Multiply that by 52 weeks in a year and you get 3,835 hours per year. Now, if you make $50k a year, then your effective hourly rate is $13.04 ($50,000/3,835 hrs). But when you deduct the 25% income tax that we pay, you really make about $9.78 per hour of take home pay money ($0.16/minute).


Now let’s put that into perspective! How much was that Grande Double Chocolate Chip Crème Frapuccino? $5.95 plus tax? A whopping $6.64.




That means you need to work 41.5 minutes of your day to pay for this! Whooa! 41.5 minutes for a Frapuccino. 


Are you willing to trade 41.5 minutes of your working day for that? The answer can only be yours, and maybe you do, however, the moral of the story is to start putting your life into perspective. Define what is worth the cost and what is not.


This is a very general example to illustrate the point, but you will be faced with similar decisions when you purchase a car or a house, for example. What should you do: buy a car or save that money and keep using public transit?


Insight #9: Time Value of Money




We briefly discussed this concept when we talked about compounding interest in Insight #5. However, we now cover it in depth as Time Value of Money (TVM) is the bread and butter of financial literacy. Any time we have some money, we get to decide how we spend it. And the cost of that decision includes the cost of the best-forgone opportunity – the option we did not choose to take.


So, if we understand every purchase as a trade-off for something else (in this case, savings) we should get used to making the following analysis: 

If I have $30,000 on hand today I have two choices:

  1. Spend the $30k in a car (whether I use the money as a down payment or if this is the final price); or

  2. Invest the $30k and multiply my money and my wealth. 




Let’s see what happens 6 years in the future!


Option 1, buying the car, means in 6 years we will have a fully depreciated asset that we could sell for about $5k. 

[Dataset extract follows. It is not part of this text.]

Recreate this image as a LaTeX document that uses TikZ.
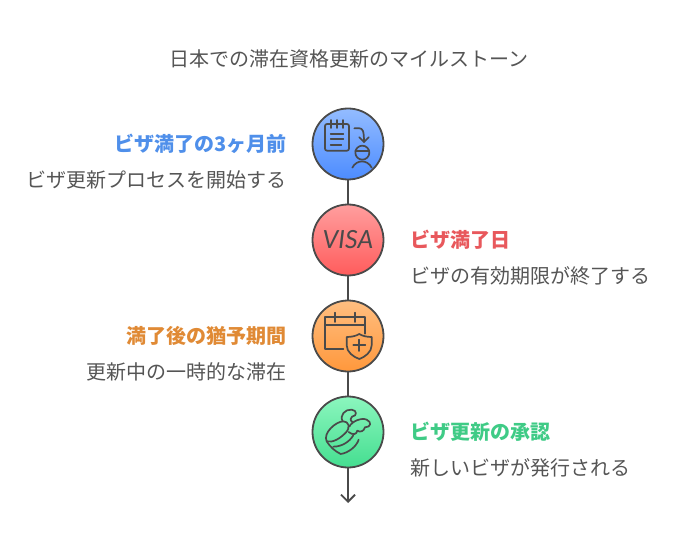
\documentclass[tikz,border=0pt]{standalone}
\usepackage{fontspec}
\setmainfont{Noto Sans CJK JP}
\newfontfamily\visafont{Lato}
\usetikzlibrary{arrows.meta}
\definecolor{txtgray}{HTML}{555555}
\definecolor{linegray}{HTML}{4A4A4A}
\definecolor{headblue}{HTML}{4F8FEA}
\definecolor{headred}{HTML}{E8585C}
\definecolor{headorange}{HTML}{E08A35}
\definecolor{headgreen}{HTML}{3FCB86}
\definecolor{bluetop}{RGB}{148,188,255}
\definecolor{bluebot}{RGB}{76,140,255}
\definecolor{redtop}{RGB}{255,158,158}
\definecolor{redbot}{RGB}{255,92,92}
\definecolor{orangetop}{RGB}{255,190,128}
\definecolor{orangebot}{RGB}{255,152,60}
\definecolor{greentop}{RGB}{140,246,190}
\definecolor{greenbot}{RGB}{68,222,144}
\tikzset{
  mile/.style={circle, draw=linegray, line width=1.8pt, minimum size=71pt, inner sep=0pt},
  head/.style={font=\fontsize{20}{22}\selectfont\bfseries, inner sep=0pt},
  sub/.style={font=\fontsize{20}{22}\selectfont, text=txtgray, inner sep=0pt},
  iconat/.style={shift={#1}, x=.3333pt, y=-.3333pt},
  iconline/.style={draw=linegray, line width=1.7pt, line cap=round, line join=round}
}
\begin{document}
\begin{tikzpicture}[x=1pt, y=-1pt]
  \useasboundingbox (0,0) rectangle (684,553);
  \node[sub] (title) at (349,59) {日本での滞在資格更新のマイルストーン};

  \node[mile, top color=bluetop, bottom color=bluebot] (c1) at (348,144) {};
  \node[mile, top color=redtop, bottom color=redbot] (c2) at (348,240) {};
  \node[mile, top color=orangetop, bottom color=orangebot] (c3) at (348,336) {};
  \node[mile, top color=greentop, bottom color=greenbot] (c4) at (348,432) {};
  \coordinate (end) at (348,503);

  \draw[linegray, line width=1.8pt] (c1) -- (c2);
  \draw[linegray, line width=1.8pt] (c2) -- (c3);
  \draw[linegray, line width=1.8pt] (c3) -- (c4);
  \draw[linegray, line width=1.8pt, -{Straight Barb[length=7pt, width=14pt]}] (c4) -- (end);

  \node[head, text=headblue, anchor=east] (h1) at (287,144) {ビザ満了の3ヶ月前};
  \node[sub, anchor=east] (s1) at (287,180) {ビザ更新プロセスを開始する};
  \node[head, text=headred, anchor=west] (h2) at (410,240) {ビザ満了日};
  \node[sub, anchor=west] (s2) at (410,276) {ビザの有効期限が終了する};
  \node[head, text=headorange, anchor=east] (h3) at (287,336) {満了後の猶予期間};
  \node[sub, anchor=east] (s3) at (287,372) {更新中の一時的な滞在};
  \node[head, text=headgreen, anchor=west] (h4) at (410,432) {ビザ更新の承認};
  \node[sub, anchor=west] (s4) at (410,468) {新しいビザが発行される};

  % notepad and person
  \begin{scope}[iconat={(300,100)}]
    \draw[iconline, rounded corners=2pt] (75,72) rectangle (147,152);
    \draw[iconline] (92,60) -- (92,84) (110,60) -- (110,84) (128,60) -- (128,84);
    \draw[iconline] (92,102) -- (130,102) (92,118) -- (130,118) (92,135) -- (124,135);
    \draw[iconline] (163,85) -- (178,85) .. controls (188,85) and (192,92) .. (192,126);
    \draw[iconline] (178,112) -- (192,126) -- (206,112);
    \draw[iconline] (187,158) circle (21);
    \draw[iconline] (166,154) -- (208,154);
    \draw[iconline] (157,203) .. controls (170,178) and (202,178) .. (215,203);
  \end{scope}

  \node[text=linegray, font=\visafont\itshape\fontsize{25}{25}\selectfont] (visa) at (348,240) {VISA};

  % calendar and shield
  \begin{scope}[iconat={(300,292)}]
    \draw[iconline] (130,170) -- (75,170) -- (75,75) -- (195,75) -- (195,125);
    \draw[iconline] (75,100) -- (195,100);
    \draw[iconline] (105,62) -- (105,90) (165,62) -- (165,90);
    \draw[iconline] (140,135) .. controls (155,135) and (168,132) .. (178,126) .. controls (188,132) and (200,135) .. (215,135) -- (215,160) .. controls (215,180) and (195,195) .. (178,201) .. controls (160,195) and (140,180) .. (140,160) -- cycle;
    \draw[iconline] (178,143) -- (178,177) (160,160) -- (196,160);
  \end{scope}

  % wings
  \begin{scope}[iconat={(300,388)}]
    \draw[iconline] (80,160) .. controls (68,135) and (108,100) .. (130,100) .. controls (146,100) and (152,118) .. (138,133) .. controls (122,150) and (100,165) .. (80,160);
    \draw[iconline] (128,100) .. controls (118,82) and (135,63) .. (155,65) .. controls (172,67) and (172,84) .. (156,86) .. controls (150,90) and (150,97) .. (158,103);
    \draw[iconline] (148,116) .. controls (155,100) and (185,88) .. (200,95) .. controls (216,102) and (213,118) .. (195,118) .. controls (192,130) and (180,134) .. (172,128) .. controls (170,140) and (158,142) .. (146,132);
    \draw[iconline] (80,160) .. controls (90,176) and (105,190) .. (122,198) .. controls (145,195) and (170,175) .. (176,155);
    \draw[iconline] (100,176) .. controls (125,176) and (148,162) .. (160,142);
  \end{scope}
\end{tikzpicture}
\end{document}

Option 2, investing, means those $30k turn into ~$45,000 with a 7% rate (average return of the Stock Market, since it started) and a monthly compounding for 6 years (72 months). However, if we continue to leave that money untouched for 14 more years, at the end of 20 years my original investments will have quadrupled to $121,162.17.


But we’ve heard this before, right? what we must assimilate, though, is that everything we decide to “spend” our money on has this TVM associated with it.


Now, let’s look at that Frapuccino again. It cost us $6.64, but if we choose to invest it instead, it has the potential of becoming $26.82 in 20 years. We know it doesn’t seem like a lot, but how many Frapuccino’s did you buy this year? Let’s say 1 a week, x 52 weeks in a year = $345.28, that’s almost $1,400 in 20 years.




What happens when we take this to a pair of sneakers for $180, the latest Gucci purse for $3,500, or a trip to Europe for $10,000? Yes, you guessed it, each option, if invested at 7% compounding monthly will grow to be $726.97; $14,135.59; and $40,387.39 after 20 years.

Every dollar will move through time, gain value, and create wealth to fund future goals such as retirement. This is especially true if the money can be invested at a rate that exceeds the inflation rate. Understanding how the TVM works in our favor with time and a good interest rate will only benefit you as you consider the lost opportunity of investing every time you spend.





If you want to retire early, or even achieve that optional work lifestyle, know what you are working for…calculate your Financial Independence number, align your earnings and spending with your values, save your money, get additional “side gigs”, maximize your income, pay yourself first, lower you expenses and increase your savings. Save as much as you can, invest wisely, use the power of compounding interest, get that money working for you and retire early!